No wonder that, by now, with these and other innovations sponsored by Canadian provincial education ministries, over the past decades, 25 percent of the people in Canada were found to be "functionally illiterate", and misbehavior in schools became rampant. And yes, since it was the bored boys who, in general, misbehaved, there came the phenomenon of the 1980s and 1990s: The victimized girl in need of special attention - and more educational theorizing and more spending.

One unintended consequence of the imaginary "science" of education, with a ridiculous academic jargon all its own -- "educationalism," for instance -- has been to diminish the equalization of opportunities, rather than increase them. The poorer could do little else but send their kids to schools where students sat but did not learn much of either clear language or hard science. The richer either moved to suburbs where they kept schools' curriculum under greater control, or sent their kids to private schools.

As the old saying goes, the road to Hell is paved with good intentions. Let it be clear: The ability to succeed, and to have "equal opportunity" depends on people being able to develop the "capital" they are born with - their own human capital, their brains, their natural talents. To achieve this, they must have access not to buildings called "schools," not to educational bureaucracies and not to academic jargon, but to people with experience, who have absorbed knowledge.

If governments really want to equalize opportunities, the solution is to give to parents the control over their kids' education, over teachers and over schools' administration, by privatizing the schools. Poorer parents must be given help to spend on education. It is always better to subsidize some customers than the producer. This change in government policy will bring society closer to equalizing opportunities.

The ability to succeed also means having access to monetary capital. People may have the best ideas, the best education in the world. If they cannot have access to capital because government bureaucracies control access to credit, if they cannot experiment because high misplaced taxation prevents them from raising money from potential financial backers, the ideas will stay unexplored.
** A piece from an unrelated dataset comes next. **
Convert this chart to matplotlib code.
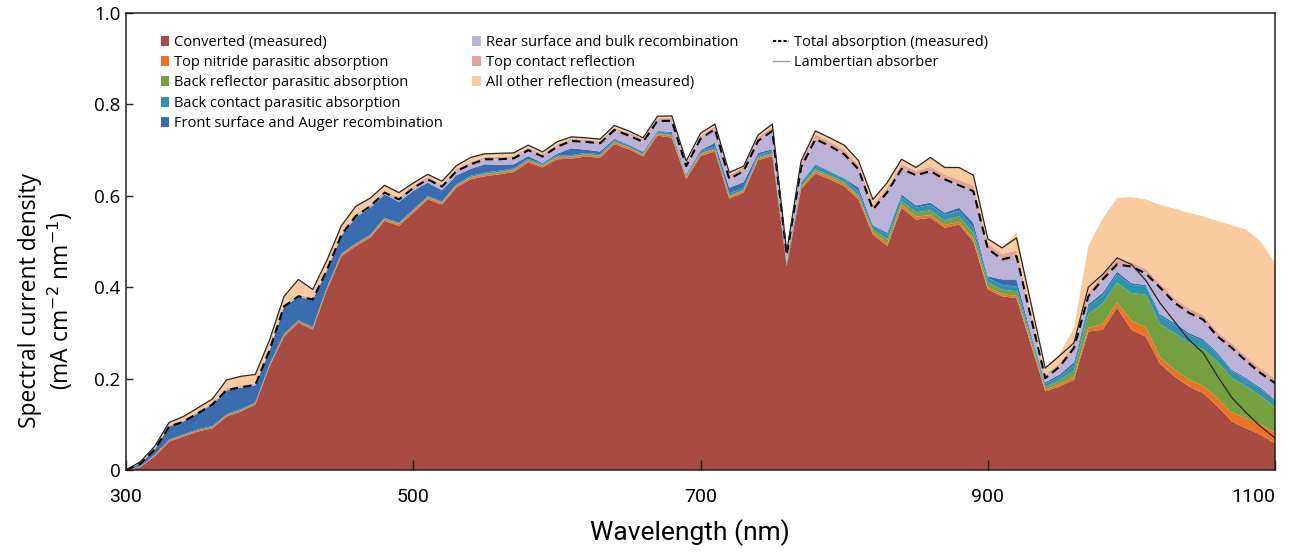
import numpy as np
import matplotlib
matplotlib.use("Agg")
import matplotlib.pyplot as plt
from matplotlib.patches import Patch
from matplotlib.lines import Line2D

# wavelength grid (nm), 10 nm steps as in the measurement
wavelength = np.arange(300, 1110, 10)

# values (mA cm-2 nm-1)
converted = [
    0.000, 0.006, 0.030, 0.062, 0.073, 0.084, 0.091, 0.117, 0.128, 0.143,
    0.227, 0.292, 0.322, 0.307, 0.395, 0.468, 0.490, 0.508, 0.545, 0.534,
    0.563, 0.592, 0.581, 0.618, 0.636, 0.643, 0.647, 0.652, 0.673, 0.662,
    0.680, 0.681, 0.686, 0.683, 0.713, 0.702, 0.686, 0.732, 0.727, 0.637,
    0.687, 0.697, 0.594, 0.607, 0.678, 0.687, 0.446, 0.615, 0.649, 0.636,
    0.621, 0.592, 0.515, 0.490, 0.574, 0.548, 0.552, 0.530, 0.537, 0.500,
    0.395, 0.380, 0.376, 0.275, 0.172, 0.183, 0.197, 0.303, 0.307, 0.355,
    0.307, 0.292, 0.232, 0.205, 0.183, 0.168, 0.139, 0.106, 0.091, 0.077,
    0.058]

top_nitride = (
    [0, .001, .002, .003, .003, .003, .003, .003, .003, .003]
    + [.003] + [.004] * 9
    + [.004] * 10
    + [.004] * 10
    + [.004, .004, .004, .004, .004, .004, .002, .004, .005, .005,
       .005, .005, .006, .006, .006, .006, .006, .006, .006, .006,
       .005, .005, .005, .005, .004, .005, .006, .008, .012, .012,
       .020, .020, .015, .015, .015, .016, .018, .020, .022, .023, .024])

back_reflector = (
    [0] * 17 + [.001] * 21
    + [.002, .002, .002, .002, .002, .002, .002, .002, .001, .003,
       .004, .004, .004, .004, .006, .008, .008, .010, .010, .010,
       .012, .012, .010, .010, .010, .008, .006, .008, .015, .030,
       .045, .043, .060, .072, .072, .080, .080, .080, .080, .075,
       .070, .062, .055])

back_contact = (
    [0, .001, .001] + [.002] * 21 + [.003] * 10 + [.004] * 6
    + [.005, .005, .005, .005, .005, .006, .003, .006, .008, .008,
       .008, .008, .008, .010, .010, .010, .012, .012, .012, .012,
       .010, .010, .010, .008, .006, .008, .012, .016, .018, .018,
       .018, .018, .018, .018, .018, .018, .017, .015, .015, .015, .015])

rear_bulk = (
    [0] * 7 + [.001] * 7
    + [.002, .002, .003, .003, .004, .005,
       .006, .007, .008, .009, .010, .011, .012, .013, .013, .014,
       .015, .016, .017, .018, .019, .020, .021, .022, .024, .018,
       .025, .030, .019, .024, .026, .040, .015, .032, .055, .055,
       .052, .040, .034, .089, .056, .066, .069, .073, .049, .069,
       .060, .044, .051, .035, .009, .017, .031, .017, .029, .016,
       .036, .025, .058, .044, .044, .043, .035, .048, .037, .032,
       .036])

total_absorption = [
    0.000, 0.014, 0.045, 0.095, 0.106, 0.124, 0.143, 0.175, 0.181, 0.186,
    0.263, 0.358, 0.380, 0.373, 0.439, 0.515, 0.556, 0.577, 0.607, 0.592,
    0.617, 0.636, 0.620, 0.654, 0.669, 0.680, 0.680, 0.682, 0.700, 0.686,
    0.707, 0.720, 0.718, 0.715, 0.744, 0.732, 0.718, 0.764, 0.764, 0.665,
    0.725, 0.746, 0.637, 0.654, 0.720, 0.742, 0.470, 0.662, 0.724, 0.709,
    0.691, 0.658, 0.570, 0.608, 0.659, 0.645, 0.654, 0.636, 0.623, 0.610,
    0.484, 0.461, 0.468, 0.335, 0.201, 0.226, 0.267, 0.380, 0.417, 0.450,
    0.445, 0.430, 0.399, 0.366, 0.344, 0.329, 0.292, 0.267, 0.238, 0.212,
    0.190]

top_contact = ([0, .001, .002] + [.003] * 4 + [.004] * 13 + [.005] * 15
               + [.006] * 7 + [.008] * 4 + [.003] + [.010] * 11 + [.012] * 5
               + [.010, .008, .008, .008] + [.010] * 14)

incident = [
    0.000, 0.018, 0.052, 0.104, 0.117, 0.136, 0.155, 0.197, 0.205, 0.209,
    0.285, 0.380, 0.417, 0.395, 0.460, 0.535, 0.577, 0.595, 0.623, 0.607,
    0.628, 0.647, 0.632, 0.666, 0.684, 0.692, 0.693, 0.694, 0.711, 0.696,
    0.718, 0.729, 0.727, 0.724, 0.754, 0.742, 0.727, 0.774, 0.775, 0.676,
    0.737, 0.757, 0.651, 0.665, 0.733, 0.757, 0.477, 0.676, 0.742, 0.727,
    0.711, 0.677, 0.592, 0.629, 0.680, 0.662, 0.684, 0.662, 0.662, 0.645,
    0.506, 0.486, 0.520, 0.368, 0.223, 0.255, 0.310, 0.490, 0.550, 0.595,
    0.597, 0.592, 0.580, 0.572, 0.563, 0.555, 0.545, 0.535, 0.526, 0.500,
    0.453]

# Lambertian limit follows the incident flux up to 910 nm
lambertian_tail = [0.508, 0.366, 0.223, 0.250, 0.278, 0.400, 0.428, 0.464,
                   0.450, 0.415, 0.365, 0.325, 0.285, 0.256, 0.205, 0.158,
                   0.125, 0.095, 0.070]
lambertian = np.concatenate([incident[:62], lambertian_tail])

labels = ["Converted (measured)", "Top nitride parasitic absorption",
          "Back reflector parasitic absorption",
          "Back contact parasitic absorption",
          "Front surface and Auger recombination",
          "Rear surface and bulk recombination", "Top contact reflection",
          "All other reflection (measured)"]
colors = ["#a84c43", "#ea7424", "#74a040", "#2f93ae", "#3a6db0",
          "#bcb1d6", "#e3a39a", "#f9cb9e"]

# remaining parts of the stack
absorbed_known = (np.array(converted) + np.array(top_nitride) + np.array(back_reflector)
                  + np.array(back_contact) + np.array(rear_bulk))
front_auger = np.clip(np.array(total_absorption) - absorbed_known, 0, None)
other_reflection = np.clip(np.array(incident) - np.array(total_absorption)
                           - np.array(top_contact), 0, None)

layers = [converted, top_nitride, back_reflector, back_contact, front_auger,
          rear_bulk, top_contact, other_reflection]

narrow = ["Roboto", "Open Sans", "DejaVu Sans"]
wide = ["Open Sans", "DejaVu Sans"]

fig = plt.figure(figsize=(12.9, 5.52), dpi=100)
ax = fig.add_axes([0.0977, 0.1486, 0.8907, 0.8278])

ax.stackplot(wavelength, layers, colors=colors, linewidth=0)
ax.plot(wavelength, total_absorption, color="black", lw=1.5, ls=(0, (4, 2.5)))
ax.plot(wavelength, lambertian, color="#262626", lw=0.9)

ax.set_xlim(300, 1100)
ax.set_ylim(0, 1.0)
ax.set_xticks([300, 500, 700, 900, 1100])
ax.set_yticks([0, 0.2, 0.4, 0.6, 0.8, 1.0])
ax.set_yticklabels(["0", "0.2", "0.4", "0.6", "0.8", "1.0"], family=wide, fontsize=13.5)
xt = ax.set_xticklabels(["300", "500", "700", "900", "1100"], family=narrow, fontsize=14)
xt[-1].set_horizontalalignment("right")
xt[-1].set_x(1108)
ax.tick_params(axis="x", direction="in", length=7, width=1, pad=13, color="#222222")
ax.tick_params(axis="y", direction="in", length=5, width=1, pad=4, color="#222222")
for s in ax.spines.values():
    s.set_linewidth(1.1)
    s.set_color("#222222")

fig.text(0.036, 0.455, "Spectral current density\n(mA cm$^{-2}$ nm$^{-1}$)",
         rotation=90, ha="center", va="center", ma="center",
         family=wide, fontsize=16.5, linespacing=1.15)
fig.text(0.535, 0.036, "Wavelength (nm)", ha="center", va="center",
         family=narrow, fontsize=19)

# legend in three columns
handles = [Patch(facecolor=c, edgecolor="none") for c in colors]
leg_kw = dict(frameon=False, prop={"family": wide, "size": 10.5},
              loc="upper left", borderpad=0, borderaxespad=0,
              handlelength=0.6, handleheight=0.7, handletextpad=0.35,
              labelspacing=0.36)
leg1 = ax.legend(handles[:5], labels[:5], bbox_to_anchor=(0.030, 0.952), **leg_kw)
ax.add_artist(leg1)
leg2 = ax.legend(handles[5:], labels[5:], bbox_to_anchor=(0.301, 0.952), **leg_kw)
ax.add_artist(leg2)
line_handles = [Line2D([], [], color="black", lw=1.5, ls=(0, (1.5, 1))),
                Line2D([], [], color="#9a9a9a", lw=1.0)]
leg_kw["handlelength"] = 1.1
ax.legend(line_handles, ["Total absorption (measured)", "Lambertian absorber"],
          bbox_to_anchor=(0.563, 0.952), **leg_kw)

fig.savefig("out.png", dpi=100)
Those with access to credit will stay at the top, even if what they do is not so good and those at the bottom do not get a chance.

Once these two conditions are fulfilled, capital would be "democratized." The democratization of capital is key to equal opportunity and lasting prosperity.

But there is a third thing needed, call it, if you wish, "investing in relationships," in "social capital." Even with these two opportunity-equalizing avenues available, some people can fall on hard times, be it because of bad timing, mistakes they made, unanticipated technological and political changes which made their skills obsolete, bad luck or maybe just no luck at all.

To sustain their hopes for themselves or their children, institutions must exist to give people second and third chances. This is achieved either through taxation and redistribution (be it in the form of a "negative" income tax or other arrangement), or by teaching people to be"good" and help those falling on hard times through a wide variety of voluntary institutions.

Throughout history there have been societies where the resulting customs, frequently practiced unquestioned and unexamined, have succeeded to complement the government's role, and achieve the goal. One may call the resulting investment as one in sustaining "social capital". If it was not sustained and people lost hope, they became dangerous and rebelled.

The Chinese have noted features of their dynastic cycle. The first emperor is a strong-willed general or peasant-rebel who seizes power and imposes far-reaching changes in laws and institutions. He is followed by rulers who are weaker, raise taxes, and under whose rules corrupt and incompetent bureaucracies expand and the empire starts to decline.

The circle restarts when a new leader emerges. The key to prosperity, to equal opportunity, to preventing such cycles from lasting dynasties, is to have institutions in place which prevent the pendulum from becoming stuck either on one side or the other, be it right or left. But the sequence in which institutions are allowed to emerge matter:

One can have institutions guaranteeing free speech, free press, free elections first, but as long as governments control financial markets, allowing them continuous, considerable patronage, none of these institutions brings about lasting prosperity. The lack of the democratization of capital in financial markets ensures that in spite of the freedoms on paper, the same people will stay in positions of power as seems to have happened in Japan, in Mexico and in many other countries around the world, preventing the equalization of opportunities.

A society determined to succeed, and get on the path toward equal opportunity and prosperity must start by first allowing those institutions to emerge which would democratize its capital markets. The rest will follow.